Besides the IB trying to instill fear into the Nazis who are killing their people, there’s also the tense moments when one of the Jewish-American soldiers blows his cover as a German officer, when another one looks about to blow his cover due to his perpetual look of disdain towards an actual German officer and then Shoshanna’s continued attempts to pass herself off as a non-Jewish Frenchwoman. At one point, four years after her family is murdered, she ends up again meeting the officer who’d tried to kill her. He tells her he had something else to tell her but can’t remember what it was. It is very strongly implied that he recognizes her but, with all the killing and hunting of Jews he’s done, can’t quite place her.

If you haven’t seen the movie but want to, skip over the following paragraph:

I also enjoyed the climactic scene where Shoshanna burns down her own theater during the premier of a film about a heroic German soldier. In the movie, Adolf Hitler, Joseph Goebbels and Hermann Göring are all at the premier. As the soldier’s film ends, Shoshanna appears on the screen and tells the crowd they will die at the hands of Jewish vengeance. She ends up getting killed, but all three of the top German officials also die.

What I didn’t like: There was profanity in it, and while the movie was not really as gory as some might claim, it’s definitely not for the squeamish. Or for kids.

Historical purists will readily point out that using the theater to kill lots of Germans (not to mention Hitler and his top henchmen) is completely inaccurate. Yeah, I get that. But the movie is historical fiction, and Tarantino never claims these events actually happened. For some, perhaps they pose a “What if?” scenario when wondering why Europe and the world dragged their collective feet and allowed millions to die in the death camps.

I found myself wishing this film wasn’t alternate history. It is indeed too bad that it would take another year for Hitler and Goebbels to die (the movie was set in 1944, and the two died in 1945) and two years for Göring to die. For them all to die at the hands of Jews is poetic justice in its purist form.

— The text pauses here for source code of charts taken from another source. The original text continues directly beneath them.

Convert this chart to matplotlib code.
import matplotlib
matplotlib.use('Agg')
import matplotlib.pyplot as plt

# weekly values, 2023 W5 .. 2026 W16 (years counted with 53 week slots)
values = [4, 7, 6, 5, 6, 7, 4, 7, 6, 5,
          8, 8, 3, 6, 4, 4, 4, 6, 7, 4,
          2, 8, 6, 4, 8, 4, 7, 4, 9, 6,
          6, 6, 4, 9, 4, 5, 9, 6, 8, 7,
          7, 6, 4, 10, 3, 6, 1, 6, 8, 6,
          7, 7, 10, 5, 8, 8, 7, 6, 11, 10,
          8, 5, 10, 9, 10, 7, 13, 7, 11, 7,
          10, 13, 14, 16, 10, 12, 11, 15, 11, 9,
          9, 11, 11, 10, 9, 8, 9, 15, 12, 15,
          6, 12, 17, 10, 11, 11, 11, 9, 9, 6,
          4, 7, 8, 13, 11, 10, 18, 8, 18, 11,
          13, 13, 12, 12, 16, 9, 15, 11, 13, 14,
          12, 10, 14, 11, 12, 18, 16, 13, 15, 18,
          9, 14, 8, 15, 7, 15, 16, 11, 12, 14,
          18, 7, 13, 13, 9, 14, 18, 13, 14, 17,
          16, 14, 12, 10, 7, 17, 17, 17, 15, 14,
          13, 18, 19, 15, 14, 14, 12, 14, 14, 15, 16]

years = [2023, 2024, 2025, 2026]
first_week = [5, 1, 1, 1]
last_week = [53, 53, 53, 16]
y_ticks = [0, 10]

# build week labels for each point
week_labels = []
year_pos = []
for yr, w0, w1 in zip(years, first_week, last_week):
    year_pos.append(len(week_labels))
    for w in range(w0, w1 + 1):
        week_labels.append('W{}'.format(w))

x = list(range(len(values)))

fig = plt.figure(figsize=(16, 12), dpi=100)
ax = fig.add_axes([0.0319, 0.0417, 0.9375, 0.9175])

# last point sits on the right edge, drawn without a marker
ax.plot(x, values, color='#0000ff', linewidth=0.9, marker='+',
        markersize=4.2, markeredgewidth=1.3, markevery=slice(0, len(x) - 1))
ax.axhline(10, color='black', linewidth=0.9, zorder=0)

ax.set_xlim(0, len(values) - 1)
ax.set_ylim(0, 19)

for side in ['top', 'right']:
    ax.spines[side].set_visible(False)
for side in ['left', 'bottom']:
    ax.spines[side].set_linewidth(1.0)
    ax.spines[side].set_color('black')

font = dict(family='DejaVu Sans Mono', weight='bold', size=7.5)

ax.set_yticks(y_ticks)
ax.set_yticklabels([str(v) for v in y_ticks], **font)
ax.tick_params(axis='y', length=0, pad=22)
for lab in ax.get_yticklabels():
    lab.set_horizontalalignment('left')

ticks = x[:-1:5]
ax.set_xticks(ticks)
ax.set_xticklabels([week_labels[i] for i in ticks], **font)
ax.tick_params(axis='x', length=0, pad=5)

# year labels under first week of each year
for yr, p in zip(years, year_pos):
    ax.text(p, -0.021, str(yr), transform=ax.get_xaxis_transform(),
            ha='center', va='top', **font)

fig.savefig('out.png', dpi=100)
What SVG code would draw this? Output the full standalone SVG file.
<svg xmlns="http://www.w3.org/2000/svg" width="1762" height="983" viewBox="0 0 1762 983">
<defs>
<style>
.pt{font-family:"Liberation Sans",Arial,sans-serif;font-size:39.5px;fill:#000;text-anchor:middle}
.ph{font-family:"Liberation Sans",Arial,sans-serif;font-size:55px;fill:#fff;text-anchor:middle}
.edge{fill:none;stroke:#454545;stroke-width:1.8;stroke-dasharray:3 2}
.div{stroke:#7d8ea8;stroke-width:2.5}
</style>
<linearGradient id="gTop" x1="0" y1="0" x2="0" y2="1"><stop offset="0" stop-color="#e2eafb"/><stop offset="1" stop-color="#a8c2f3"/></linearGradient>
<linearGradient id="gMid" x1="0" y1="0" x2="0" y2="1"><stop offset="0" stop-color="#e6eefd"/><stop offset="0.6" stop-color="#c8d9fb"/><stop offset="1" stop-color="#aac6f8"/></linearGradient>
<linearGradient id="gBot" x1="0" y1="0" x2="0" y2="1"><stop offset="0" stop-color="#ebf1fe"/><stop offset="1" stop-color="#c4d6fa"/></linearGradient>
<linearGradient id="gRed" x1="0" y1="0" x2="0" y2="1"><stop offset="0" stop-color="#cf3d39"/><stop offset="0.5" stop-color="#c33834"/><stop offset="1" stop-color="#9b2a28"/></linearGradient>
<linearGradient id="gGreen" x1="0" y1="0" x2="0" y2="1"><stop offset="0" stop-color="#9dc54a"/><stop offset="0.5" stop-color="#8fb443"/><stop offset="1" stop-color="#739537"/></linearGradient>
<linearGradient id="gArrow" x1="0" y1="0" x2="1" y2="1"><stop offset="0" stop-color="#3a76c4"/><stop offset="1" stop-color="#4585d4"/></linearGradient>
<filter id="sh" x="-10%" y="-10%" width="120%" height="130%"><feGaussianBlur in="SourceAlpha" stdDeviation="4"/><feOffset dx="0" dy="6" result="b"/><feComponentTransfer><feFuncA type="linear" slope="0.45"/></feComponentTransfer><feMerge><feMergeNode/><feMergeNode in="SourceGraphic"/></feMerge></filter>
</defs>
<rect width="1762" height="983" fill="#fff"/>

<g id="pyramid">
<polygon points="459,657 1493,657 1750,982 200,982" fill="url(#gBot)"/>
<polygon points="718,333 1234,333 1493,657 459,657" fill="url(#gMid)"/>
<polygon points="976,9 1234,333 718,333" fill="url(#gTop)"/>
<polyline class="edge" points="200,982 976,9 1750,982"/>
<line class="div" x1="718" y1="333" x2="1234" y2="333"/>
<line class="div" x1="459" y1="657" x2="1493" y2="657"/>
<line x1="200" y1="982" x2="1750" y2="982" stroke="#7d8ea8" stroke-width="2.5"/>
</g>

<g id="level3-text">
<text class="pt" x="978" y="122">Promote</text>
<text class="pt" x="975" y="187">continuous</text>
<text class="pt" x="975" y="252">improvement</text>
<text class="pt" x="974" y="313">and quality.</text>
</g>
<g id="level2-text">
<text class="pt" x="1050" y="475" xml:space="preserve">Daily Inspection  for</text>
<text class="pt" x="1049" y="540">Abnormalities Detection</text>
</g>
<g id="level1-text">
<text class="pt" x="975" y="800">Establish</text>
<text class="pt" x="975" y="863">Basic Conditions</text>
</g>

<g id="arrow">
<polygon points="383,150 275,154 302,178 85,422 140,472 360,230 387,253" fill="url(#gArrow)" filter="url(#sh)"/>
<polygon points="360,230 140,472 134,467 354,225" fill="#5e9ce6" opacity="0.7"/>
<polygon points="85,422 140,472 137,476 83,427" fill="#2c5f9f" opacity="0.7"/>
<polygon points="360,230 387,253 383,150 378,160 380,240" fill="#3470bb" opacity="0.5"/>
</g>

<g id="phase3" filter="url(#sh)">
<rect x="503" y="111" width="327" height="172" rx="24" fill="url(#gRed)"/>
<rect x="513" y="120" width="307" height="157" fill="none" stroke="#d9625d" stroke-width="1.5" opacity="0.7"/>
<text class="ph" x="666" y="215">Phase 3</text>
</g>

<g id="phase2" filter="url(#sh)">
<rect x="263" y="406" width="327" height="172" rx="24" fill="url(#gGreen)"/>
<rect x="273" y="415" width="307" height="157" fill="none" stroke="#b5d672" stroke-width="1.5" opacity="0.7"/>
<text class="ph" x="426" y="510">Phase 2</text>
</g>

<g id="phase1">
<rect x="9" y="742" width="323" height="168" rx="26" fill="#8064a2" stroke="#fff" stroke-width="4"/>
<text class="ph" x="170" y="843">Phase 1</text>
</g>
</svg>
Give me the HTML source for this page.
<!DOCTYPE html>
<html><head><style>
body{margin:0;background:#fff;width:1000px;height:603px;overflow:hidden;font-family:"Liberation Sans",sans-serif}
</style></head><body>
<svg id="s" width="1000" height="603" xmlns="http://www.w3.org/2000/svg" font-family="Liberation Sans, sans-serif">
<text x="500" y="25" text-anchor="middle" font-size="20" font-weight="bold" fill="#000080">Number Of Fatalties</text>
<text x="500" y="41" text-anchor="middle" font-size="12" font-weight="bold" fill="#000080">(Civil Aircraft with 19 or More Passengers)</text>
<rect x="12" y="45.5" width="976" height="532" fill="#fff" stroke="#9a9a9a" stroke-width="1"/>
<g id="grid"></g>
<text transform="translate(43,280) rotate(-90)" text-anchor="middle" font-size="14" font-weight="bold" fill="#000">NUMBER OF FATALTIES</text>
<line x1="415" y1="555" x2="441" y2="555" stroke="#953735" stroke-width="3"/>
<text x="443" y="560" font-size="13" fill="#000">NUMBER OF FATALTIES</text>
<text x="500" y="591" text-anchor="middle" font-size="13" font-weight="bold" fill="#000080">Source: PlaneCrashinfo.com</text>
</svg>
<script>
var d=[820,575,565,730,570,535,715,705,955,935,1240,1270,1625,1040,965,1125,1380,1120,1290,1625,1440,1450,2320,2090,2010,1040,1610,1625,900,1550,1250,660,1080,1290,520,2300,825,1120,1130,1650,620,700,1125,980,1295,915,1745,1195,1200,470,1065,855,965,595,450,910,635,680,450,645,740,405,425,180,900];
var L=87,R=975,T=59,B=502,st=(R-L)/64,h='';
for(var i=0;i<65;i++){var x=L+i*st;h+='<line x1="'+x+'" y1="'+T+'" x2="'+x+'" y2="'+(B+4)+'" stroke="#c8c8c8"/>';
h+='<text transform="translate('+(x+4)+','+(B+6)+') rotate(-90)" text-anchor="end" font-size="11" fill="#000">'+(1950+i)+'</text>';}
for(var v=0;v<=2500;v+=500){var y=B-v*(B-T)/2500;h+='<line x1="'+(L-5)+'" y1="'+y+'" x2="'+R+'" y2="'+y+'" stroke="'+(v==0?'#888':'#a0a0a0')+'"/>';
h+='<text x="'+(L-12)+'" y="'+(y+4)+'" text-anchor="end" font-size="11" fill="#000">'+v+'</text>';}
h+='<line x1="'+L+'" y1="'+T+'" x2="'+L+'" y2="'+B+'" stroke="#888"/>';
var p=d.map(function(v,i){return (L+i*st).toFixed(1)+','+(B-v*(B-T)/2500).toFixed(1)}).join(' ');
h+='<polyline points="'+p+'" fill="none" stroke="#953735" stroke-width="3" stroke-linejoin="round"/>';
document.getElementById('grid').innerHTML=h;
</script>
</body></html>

Overall, I absolutely loved Inglourious Basterds. A lot. It is, by far, my favorite Tarantino film and is one or two rungs below Heat as one of my favorite films. Enough to where I will someday add it to my DVD collection. For me, it’s an instant classic.

* I’m not exactly sure why Tarantino chose to spell his movie in a way that would make Microsoft Word underline both words in angry jagged lines. Can anyone enlighten me? 

Richard Zowie prefers to tell movie fans what he liked and disliked about a film and then to let them decide for themselves whether or not to watch it. Post comments here or e-mail him at fromatozowie@gmail.com.

  1. Valkena
    August 9, 2010 at 6:53 am


    The title of the film was inspired by the English title of director Enzo Castellari’s 1978 war film, The Inglorious Bastards.[17][18] When asked for an explanation of the film’s title spelling during a news conference at the Cannes Film Festival, Tarantino said, “I’m never going to explain that”.[19] When pushed on it, Tarantino would not explain the first u in Inglourious, but said, “The Basterds? That’s just the way you say it: Basterds.”[18][20] Tarantino later stated in an interview that the misspelled title is “a Basquiat-esque touch.”[21] He further commented on Late Show with David Letterman that Inglourious Basterds is the “Tarantino way of spelling it.”[22]

    My opinions:
    1. Possible copyright infringement with the 1978 Italian “macaroni combat” war film of the same name,
    2. Humanitarian effort to thus make Google searches for HIS movie easier for the masses,
    3. A need to “Tarantino-ize” it to reflect his own creative flavor, or…
    2. Perhaps he just didn’t know how to spell it?